HOT TAKE: I'm still salty about how y'all fell over yourselves for Huppert's lackluster performance in last year's Elle, but this movie actually sounds really good. I haven't seen a Jekyll/Hyde approach in a long while. Keeping my fingers crossed. 



Mudbound
Dir. Dee Rees, USA, 2017, 134m
Writer/director Dee Rees’s historical epic details daily life and social dynamics in the failing economy of Mississippi during the World War II era. Two families, one white (the landlords) and one black (the sharecroppers), work the same miserable piece of farmland. Out of need and empathy, the mothers of the two families bond as their younger male relatives go off to war and learn that there is a world beyond racial hatred and fear. The flawless ensemble cast includes Carey Mulligan, Mary J. Blige, Garrett Hedlund, Jason Mitchell, Jason Clarke, Rob Morgan, and Jonathan Banks. A Netflix release.
HOT TAKE: After giving us the deeply personal, and astounding Pariah back in 2011, I'd watch just about anything from Dee Rees. But at some point, we have to talk about Mary J. Blige as an actress....because how long can that go on?



Thelma
Dir. Joachim Trier, Norway/Sweden/France, 2017, 116m
In the new film from Joachim Trier (Reprise), an adolescent country girl (Eili Harboe) has just moved to the city to begin her university studies, with the internalized religious severity of her quietly domineering mother and father (Ellen Dorrit Petersen and Henrik Rafaelsen) always in mind. When she realizes that she is developing an attraction to her new friend Anja (Okay Kaya), she begins to manifest a terrifying and uncontrollable power that her parents have long feared. To reveal more would be a crime; let’s just say that this fluid, sharply observant, and continually surprising film begins in the key of horror and ends somewhere completely different. A release of The Orchard.HOT TAKE: I'm not 100% confident that I understand the premise, but I'm curious enough to at least find out what this "terrifying and uncontrollable" power is.
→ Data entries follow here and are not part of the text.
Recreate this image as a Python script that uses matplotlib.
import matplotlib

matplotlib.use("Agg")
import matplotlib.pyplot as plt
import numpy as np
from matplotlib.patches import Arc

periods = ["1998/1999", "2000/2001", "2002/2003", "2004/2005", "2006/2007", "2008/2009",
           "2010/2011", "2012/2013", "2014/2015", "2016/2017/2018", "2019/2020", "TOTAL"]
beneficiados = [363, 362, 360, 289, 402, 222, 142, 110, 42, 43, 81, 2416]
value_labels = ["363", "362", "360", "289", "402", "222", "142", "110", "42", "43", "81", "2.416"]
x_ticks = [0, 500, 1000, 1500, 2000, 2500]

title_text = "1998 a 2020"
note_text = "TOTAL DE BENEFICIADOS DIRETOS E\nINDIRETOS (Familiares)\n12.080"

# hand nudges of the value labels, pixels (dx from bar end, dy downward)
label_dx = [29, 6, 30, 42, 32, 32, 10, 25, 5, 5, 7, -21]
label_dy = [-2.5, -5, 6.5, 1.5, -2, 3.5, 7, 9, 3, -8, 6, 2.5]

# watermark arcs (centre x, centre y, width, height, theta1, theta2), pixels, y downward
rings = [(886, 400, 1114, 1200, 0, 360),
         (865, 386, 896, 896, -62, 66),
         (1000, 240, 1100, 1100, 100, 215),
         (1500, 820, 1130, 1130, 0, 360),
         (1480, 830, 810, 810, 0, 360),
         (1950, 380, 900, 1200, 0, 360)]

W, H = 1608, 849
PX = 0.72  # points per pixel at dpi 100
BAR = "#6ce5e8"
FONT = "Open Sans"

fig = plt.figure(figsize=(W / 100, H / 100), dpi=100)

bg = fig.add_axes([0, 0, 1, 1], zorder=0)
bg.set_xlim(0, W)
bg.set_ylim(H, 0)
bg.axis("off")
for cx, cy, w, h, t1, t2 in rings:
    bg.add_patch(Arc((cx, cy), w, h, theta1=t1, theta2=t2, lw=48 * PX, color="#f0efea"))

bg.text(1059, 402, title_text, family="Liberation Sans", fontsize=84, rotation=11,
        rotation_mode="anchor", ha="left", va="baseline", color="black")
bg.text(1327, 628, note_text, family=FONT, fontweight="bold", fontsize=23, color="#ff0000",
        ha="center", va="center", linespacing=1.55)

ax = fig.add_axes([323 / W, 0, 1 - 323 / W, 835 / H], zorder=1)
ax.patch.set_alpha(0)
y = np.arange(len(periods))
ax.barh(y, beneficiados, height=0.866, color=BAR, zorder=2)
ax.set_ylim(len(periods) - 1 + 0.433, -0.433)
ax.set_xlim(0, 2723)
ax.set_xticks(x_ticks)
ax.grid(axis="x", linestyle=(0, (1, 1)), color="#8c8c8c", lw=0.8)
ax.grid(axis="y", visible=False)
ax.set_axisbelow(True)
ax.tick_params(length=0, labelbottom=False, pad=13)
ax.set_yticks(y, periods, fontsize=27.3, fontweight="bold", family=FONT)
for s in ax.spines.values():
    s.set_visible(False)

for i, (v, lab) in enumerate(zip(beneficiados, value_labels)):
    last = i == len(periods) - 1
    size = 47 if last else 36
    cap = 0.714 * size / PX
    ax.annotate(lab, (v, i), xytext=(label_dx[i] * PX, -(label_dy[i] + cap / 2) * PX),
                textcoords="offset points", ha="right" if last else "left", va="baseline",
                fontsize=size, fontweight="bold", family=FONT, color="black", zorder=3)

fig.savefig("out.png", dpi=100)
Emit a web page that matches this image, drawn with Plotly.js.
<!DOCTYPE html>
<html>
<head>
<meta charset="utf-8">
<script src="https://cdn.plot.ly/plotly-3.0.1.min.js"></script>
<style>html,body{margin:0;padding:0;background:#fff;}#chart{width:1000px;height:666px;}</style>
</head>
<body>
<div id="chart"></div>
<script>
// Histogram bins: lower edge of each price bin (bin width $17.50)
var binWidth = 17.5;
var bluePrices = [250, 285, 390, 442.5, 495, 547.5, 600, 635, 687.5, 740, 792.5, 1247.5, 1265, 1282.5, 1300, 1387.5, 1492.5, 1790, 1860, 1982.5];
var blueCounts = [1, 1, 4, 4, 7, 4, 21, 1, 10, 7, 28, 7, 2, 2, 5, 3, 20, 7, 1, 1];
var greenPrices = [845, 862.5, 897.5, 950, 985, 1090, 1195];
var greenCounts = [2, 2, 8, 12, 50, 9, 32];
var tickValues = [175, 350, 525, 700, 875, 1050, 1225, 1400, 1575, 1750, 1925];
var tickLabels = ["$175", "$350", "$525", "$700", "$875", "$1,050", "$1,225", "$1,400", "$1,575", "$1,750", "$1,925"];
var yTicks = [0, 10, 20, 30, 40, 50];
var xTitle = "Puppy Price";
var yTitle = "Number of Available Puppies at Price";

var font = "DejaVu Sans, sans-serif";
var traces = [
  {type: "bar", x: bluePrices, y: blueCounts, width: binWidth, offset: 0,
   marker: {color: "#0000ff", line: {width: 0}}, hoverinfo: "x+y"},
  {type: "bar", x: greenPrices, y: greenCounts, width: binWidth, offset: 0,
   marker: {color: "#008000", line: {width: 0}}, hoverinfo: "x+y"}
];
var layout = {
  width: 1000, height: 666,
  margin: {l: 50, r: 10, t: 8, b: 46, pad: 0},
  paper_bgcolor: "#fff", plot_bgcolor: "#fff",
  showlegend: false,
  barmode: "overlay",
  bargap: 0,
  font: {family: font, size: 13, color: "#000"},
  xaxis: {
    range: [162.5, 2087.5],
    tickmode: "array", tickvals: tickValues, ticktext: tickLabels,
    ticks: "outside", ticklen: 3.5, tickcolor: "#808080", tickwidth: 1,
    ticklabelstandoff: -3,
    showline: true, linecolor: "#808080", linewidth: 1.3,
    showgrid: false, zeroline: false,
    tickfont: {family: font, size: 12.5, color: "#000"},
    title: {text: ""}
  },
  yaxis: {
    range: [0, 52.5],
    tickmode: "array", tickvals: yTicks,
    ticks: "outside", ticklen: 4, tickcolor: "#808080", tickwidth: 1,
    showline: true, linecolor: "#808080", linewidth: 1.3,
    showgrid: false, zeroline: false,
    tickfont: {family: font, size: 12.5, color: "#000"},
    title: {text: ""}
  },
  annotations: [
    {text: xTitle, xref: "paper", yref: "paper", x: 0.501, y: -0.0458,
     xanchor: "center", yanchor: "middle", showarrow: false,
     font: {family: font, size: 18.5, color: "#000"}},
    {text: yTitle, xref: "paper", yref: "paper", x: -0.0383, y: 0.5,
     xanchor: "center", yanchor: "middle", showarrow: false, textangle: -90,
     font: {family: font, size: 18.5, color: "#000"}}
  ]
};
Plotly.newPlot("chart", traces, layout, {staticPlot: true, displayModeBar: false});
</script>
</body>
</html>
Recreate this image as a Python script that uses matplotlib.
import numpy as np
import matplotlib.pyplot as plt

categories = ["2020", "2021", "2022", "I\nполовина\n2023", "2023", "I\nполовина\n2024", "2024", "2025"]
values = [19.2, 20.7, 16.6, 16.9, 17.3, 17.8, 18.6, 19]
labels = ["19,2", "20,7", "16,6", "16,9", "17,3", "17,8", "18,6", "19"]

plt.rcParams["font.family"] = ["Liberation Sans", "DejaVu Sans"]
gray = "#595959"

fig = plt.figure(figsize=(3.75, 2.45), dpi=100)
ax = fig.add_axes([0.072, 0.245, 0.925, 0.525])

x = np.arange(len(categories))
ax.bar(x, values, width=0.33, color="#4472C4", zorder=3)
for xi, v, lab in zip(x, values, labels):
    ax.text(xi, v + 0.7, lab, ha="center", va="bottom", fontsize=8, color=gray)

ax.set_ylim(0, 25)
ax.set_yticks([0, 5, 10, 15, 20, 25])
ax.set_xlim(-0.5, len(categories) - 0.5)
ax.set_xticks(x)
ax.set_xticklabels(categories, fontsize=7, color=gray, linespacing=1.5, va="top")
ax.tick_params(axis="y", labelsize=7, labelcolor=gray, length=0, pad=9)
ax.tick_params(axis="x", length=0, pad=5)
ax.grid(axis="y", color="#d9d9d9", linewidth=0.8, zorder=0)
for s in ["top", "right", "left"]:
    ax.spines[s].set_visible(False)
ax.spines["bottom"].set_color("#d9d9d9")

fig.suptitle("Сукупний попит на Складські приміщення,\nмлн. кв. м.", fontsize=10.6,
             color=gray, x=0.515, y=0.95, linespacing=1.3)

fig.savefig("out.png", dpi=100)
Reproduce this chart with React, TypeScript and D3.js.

The 55th annual New York Film Festival takes place September 28-October 15 at the Film Society of Lincoln Center in New York City. For more information, visit their website

1 comments:

Brittani Burnham said...

I had only heard of Call me By Your Name and Mudbound from this list, but I think I'd watch all of them. I look forward to your coverage.

And lol at your comment about Huppert in Elle. I never did get around to that. I read your review and was like "most likely me too" and skipped.